§ Set problem
Reproduce exactly, and nothing else, the lines from the one that contains "Convert this chart to Plotly.js code." through the one that contains "function lengths(lo, hi)". Leave the pictures out.

§ The records
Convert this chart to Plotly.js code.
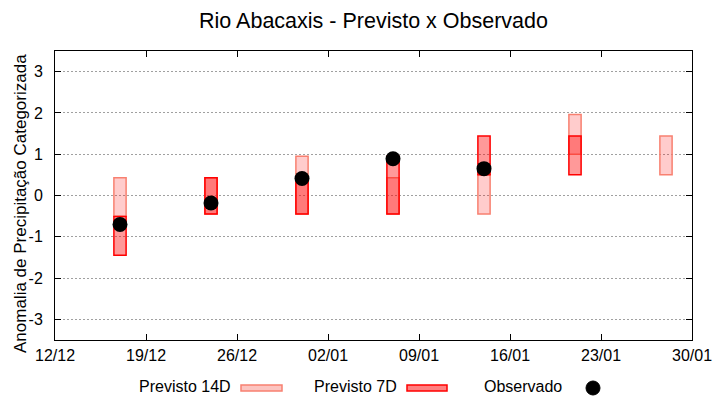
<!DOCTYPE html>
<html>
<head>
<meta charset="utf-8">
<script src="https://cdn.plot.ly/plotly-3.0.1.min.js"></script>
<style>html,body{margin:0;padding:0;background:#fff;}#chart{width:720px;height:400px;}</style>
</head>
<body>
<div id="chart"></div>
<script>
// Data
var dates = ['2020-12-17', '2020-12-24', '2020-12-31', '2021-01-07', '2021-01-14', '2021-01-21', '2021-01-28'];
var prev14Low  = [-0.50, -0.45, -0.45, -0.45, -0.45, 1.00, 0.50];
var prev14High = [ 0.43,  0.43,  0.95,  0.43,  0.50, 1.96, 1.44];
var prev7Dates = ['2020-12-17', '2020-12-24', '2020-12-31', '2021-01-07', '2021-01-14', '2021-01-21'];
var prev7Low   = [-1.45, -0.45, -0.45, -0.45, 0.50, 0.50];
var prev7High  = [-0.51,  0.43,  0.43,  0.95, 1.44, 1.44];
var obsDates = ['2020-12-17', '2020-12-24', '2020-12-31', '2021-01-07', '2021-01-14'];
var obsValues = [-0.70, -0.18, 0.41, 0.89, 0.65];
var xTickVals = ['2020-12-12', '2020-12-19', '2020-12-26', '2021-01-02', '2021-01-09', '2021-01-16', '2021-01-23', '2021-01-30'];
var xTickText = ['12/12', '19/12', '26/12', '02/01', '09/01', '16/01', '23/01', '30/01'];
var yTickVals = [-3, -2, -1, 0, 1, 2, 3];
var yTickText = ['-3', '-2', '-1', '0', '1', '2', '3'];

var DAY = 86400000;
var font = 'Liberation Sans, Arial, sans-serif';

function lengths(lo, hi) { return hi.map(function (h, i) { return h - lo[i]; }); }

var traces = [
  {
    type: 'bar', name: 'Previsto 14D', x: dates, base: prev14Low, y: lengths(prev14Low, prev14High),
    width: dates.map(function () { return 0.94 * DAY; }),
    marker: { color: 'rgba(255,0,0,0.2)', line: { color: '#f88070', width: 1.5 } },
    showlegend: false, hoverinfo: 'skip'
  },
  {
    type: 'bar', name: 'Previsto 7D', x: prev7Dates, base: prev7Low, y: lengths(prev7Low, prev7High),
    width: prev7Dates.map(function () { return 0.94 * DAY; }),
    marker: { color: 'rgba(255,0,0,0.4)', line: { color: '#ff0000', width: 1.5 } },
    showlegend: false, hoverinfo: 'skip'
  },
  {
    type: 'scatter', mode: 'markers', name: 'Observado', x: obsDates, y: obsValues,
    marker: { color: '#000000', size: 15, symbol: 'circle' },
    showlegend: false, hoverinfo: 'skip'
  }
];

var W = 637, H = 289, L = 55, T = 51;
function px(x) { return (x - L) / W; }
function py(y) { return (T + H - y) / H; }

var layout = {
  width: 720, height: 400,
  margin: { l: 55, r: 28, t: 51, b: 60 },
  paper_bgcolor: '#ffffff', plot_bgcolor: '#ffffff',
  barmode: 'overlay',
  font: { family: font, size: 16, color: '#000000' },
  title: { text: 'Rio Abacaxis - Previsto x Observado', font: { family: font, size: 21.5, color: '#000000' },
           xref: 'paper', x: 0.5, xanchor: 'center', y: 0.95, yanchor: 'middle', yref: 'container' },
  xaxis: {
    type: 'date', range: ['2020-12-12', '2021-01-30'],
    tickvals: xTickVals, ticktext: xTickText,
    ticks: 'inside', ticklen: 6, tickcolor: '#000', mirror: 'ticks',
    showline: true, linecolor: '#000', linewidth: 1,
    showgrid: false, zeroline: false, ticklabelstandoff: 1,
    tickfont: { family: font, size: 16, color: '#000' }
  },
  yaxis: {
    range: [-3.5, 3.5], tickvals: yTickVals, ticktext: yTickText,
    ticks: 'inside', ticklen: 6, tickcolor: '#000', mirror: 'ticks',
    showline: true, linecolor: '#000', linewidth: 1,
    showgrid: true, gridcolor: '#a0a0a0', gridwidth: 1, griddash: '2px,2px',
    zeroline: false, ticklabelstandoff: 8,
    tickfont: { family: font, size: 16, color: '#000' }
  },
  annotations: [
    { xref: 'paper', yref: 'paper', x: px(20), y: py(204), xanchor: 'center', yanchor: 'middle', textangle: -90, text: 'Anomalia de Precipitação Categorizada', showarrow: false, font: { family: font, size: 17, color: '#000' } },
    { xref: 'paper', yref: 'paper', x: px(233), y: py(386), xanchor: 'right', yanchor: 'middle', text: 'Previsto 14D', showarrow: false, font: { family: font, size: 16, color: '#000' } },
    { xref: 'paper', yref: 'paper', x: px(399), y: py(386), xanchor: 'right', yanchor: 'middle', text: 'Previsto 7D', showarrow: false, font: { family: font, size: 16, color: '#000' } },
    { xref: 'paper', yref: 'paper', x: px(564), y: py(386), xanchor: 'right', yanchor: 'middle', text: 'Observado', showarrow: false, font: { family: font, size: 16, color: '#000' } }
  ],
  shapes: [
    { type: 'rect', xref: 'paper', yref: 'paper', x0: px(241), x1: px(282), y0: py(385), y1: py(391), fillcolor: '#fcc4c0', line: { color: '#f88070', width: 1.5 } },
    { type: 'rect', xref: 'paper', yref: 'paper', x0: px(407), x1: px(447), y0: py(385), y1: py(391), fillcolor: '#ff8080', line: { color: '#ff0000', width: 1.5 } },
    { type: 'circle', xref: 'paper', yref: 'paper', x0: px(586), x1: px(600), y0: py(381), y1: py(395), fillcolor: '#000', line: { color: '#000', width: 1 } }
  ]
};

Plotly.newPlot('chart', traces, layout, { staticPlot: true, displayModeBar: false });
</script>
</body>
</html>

---

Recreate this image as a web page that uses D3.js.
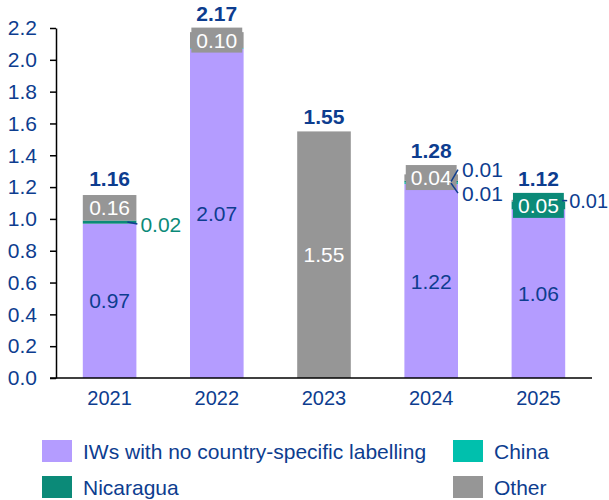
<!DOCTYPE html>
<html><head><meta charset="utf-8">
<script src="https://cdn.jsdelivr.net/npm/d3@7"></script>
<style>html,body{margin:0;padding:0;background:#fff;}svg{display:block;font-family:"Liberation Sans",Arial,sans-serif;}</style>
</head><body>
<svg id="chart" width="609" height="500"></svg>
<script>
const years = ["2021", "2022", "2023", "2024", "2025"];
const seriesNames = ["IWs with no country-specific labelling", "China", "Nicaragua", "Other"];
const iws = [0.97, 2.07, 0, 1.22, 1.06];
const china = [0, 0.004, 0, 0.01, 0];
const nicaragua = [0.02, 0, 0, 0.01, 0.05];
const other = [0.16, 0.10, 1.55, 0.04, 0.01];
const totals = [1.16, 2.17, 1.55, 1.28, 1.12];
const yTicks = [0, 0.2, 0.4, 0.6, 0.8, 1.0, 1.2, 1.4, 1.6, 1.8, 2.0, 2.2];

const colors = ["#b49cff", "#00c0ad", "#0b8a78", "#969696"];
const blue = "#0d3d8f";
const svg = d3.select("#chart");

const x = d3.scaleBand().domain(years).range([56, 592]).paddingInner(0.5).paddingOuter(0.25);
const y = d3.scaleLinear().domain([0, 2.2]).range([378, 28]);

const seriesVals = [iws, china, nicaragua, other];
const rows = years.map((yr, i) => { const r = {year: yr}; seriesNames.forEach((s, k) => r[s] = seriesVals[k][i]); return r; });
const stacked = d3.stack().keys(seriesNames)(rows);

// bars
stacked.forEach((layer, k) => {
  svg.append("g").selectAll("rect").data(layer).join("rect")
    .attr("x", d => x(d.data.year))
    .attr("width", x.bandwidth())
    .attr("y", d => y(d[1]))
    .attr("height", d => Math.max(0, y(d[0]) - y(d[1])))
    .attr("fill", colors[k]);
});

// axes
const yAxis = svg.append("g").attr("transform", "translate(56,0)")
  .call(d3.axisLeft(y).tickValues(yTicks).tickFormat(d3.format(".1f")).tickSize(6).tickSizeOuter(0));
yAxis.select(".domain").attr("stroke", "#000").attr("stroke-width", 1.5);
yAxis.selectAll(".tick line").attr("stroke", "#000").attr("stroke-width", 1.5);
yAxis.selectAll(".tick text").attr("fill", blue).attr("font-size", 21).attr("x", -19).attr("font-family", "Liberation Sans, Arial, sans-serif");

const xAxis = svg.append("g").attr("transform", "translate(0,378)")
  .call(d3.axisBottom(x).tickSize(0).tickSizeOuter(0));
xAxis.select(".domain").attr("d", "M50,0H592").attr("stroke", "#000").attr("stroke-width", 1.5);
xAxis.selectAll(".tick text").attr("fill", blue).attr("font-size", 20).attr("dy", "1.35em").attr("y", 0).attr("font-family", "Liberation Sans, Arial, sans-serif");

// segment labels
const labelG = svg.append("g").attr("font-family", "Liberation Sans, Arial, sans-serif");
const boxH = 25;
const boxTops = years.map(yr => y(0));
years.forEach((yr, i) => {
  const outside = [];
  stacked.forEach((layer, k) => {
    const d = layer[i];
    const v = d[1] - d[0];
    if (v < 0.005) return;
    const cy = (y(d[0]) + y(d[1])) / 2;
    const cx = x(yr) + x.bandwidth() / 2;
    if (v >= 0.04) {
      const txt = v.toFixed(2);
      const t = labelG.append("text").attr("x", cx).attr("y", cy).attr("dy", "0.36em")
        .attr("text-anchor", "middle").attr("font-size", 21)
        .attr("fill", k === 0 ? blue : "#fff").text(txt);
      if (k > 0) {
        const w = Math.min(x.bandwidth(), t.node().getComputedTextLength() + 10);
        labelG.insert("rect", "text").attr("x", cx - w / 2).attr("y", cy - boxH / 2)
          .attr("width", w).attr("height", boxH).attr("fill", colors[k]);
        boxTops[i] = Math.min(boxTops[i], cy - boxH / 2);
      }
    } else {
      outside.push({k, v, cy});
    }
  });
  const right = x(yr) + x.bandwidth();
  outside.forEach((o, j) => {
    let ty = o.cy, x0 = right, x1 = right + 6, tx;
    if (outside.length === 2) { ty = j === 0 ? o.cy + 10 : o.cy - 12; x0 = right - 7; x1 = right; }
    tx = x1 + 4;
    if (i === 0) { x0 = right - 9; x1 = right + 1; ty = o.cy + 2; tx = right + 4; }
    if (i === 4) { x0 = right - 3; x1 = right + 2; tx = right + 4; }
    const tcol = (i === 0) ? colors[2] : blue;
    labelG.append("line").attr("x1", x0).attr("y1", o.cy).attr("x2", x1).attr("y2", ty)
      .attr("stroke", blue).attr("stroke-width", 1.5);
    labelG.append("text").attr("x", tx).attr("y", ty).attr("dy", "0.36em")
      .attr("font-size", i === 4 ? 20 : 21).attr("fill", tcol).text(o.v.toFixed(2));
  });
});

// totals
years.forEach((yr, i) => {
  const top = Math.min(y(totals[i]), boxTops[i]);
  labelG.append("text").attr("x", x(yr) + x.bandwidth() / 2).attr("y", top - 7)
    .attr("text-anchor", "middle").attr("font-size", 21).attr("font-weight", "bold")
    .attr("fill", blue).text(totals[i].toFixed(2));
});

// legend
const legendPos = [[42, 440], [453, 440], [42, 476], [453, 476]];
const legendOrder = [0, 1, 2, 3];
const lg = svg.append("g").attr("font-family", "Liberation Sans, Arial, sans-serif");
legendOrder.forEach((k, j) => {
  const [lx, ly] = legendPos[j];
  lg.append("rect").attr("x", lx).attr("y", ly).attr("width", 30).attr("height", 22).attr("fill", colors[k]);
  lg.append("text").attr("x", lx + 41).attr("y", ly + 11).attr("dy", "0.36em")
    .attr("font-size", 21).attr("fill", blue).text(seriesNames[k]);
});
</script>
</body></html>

§ Reply to the exercise
Convert this chart to Plotly.js code.
<!DOCTYPE html>
<html>
<head>
<meta charset="utf-8">
<script src="https://cdn.plot.ly/plotly-3.0.1.min.js"></script>
<style>html,body{margin:0;padding:0;background:#fff;}#chart{width:720px;height:400px;}</style>
</head>
<body>
<div id="chart"></div>
<script>
// Data
var dates = ['2020-12-17', '2020-12-24', '2020-12-31', '2021-01-07', '2021-01-14', '2021-01-21', '2021-01-28'];
var prev14Low  = [-0.50, -0.45, -0.45, -0.45, -0.45, 1.00, 0.50];
var prev14High = [ 0.43,  0.43,  0.95,  0.43,  0.50, 1.96, 1.44];
var prev7Dates = ['2020-12-17', '2020-12-24', '2020-12-31', '2021-01-07', '2021-01-14', '2021-01-21'];
var prev7Low   = [-1.45, -0.45, -0.45, -0.45, 0.50, 0.50];
var prev7High  = [-0.51,  0.43,  0.43,  0.95, 1.44, 1.44];
var obsDates = ['2020-12-17', '2020-12-24', '2020-12-31', '2021-01-07', '2021-01-14'];
var obsValues = [-0.70, -0.18, 0.41, 0.89, 0.65];
var xTickVals = ['2020-12-12', '2020-12-19', '2020-12-26', '2021-01-02', '2021-01-09', '2021-01-16', '2021-01-23', '2021-01-30'];
var xTickText = ['12/12', '19/12', '26/12', '02/01', '09/01', '16/01', '23/01', '30/01'];
var yTickVals = [-3, -2, -1, 0, 1, 2, 3];
var yTickText = ['-3', '-2', '-1', '0', '1', '2', '3'];

var DAY = 86400000;
var font = 'Liberation Sans, Arial, sans-serif';

function lengths(lo, hi) { return hi.map(function (h, i) { return h - lo[i]; }); }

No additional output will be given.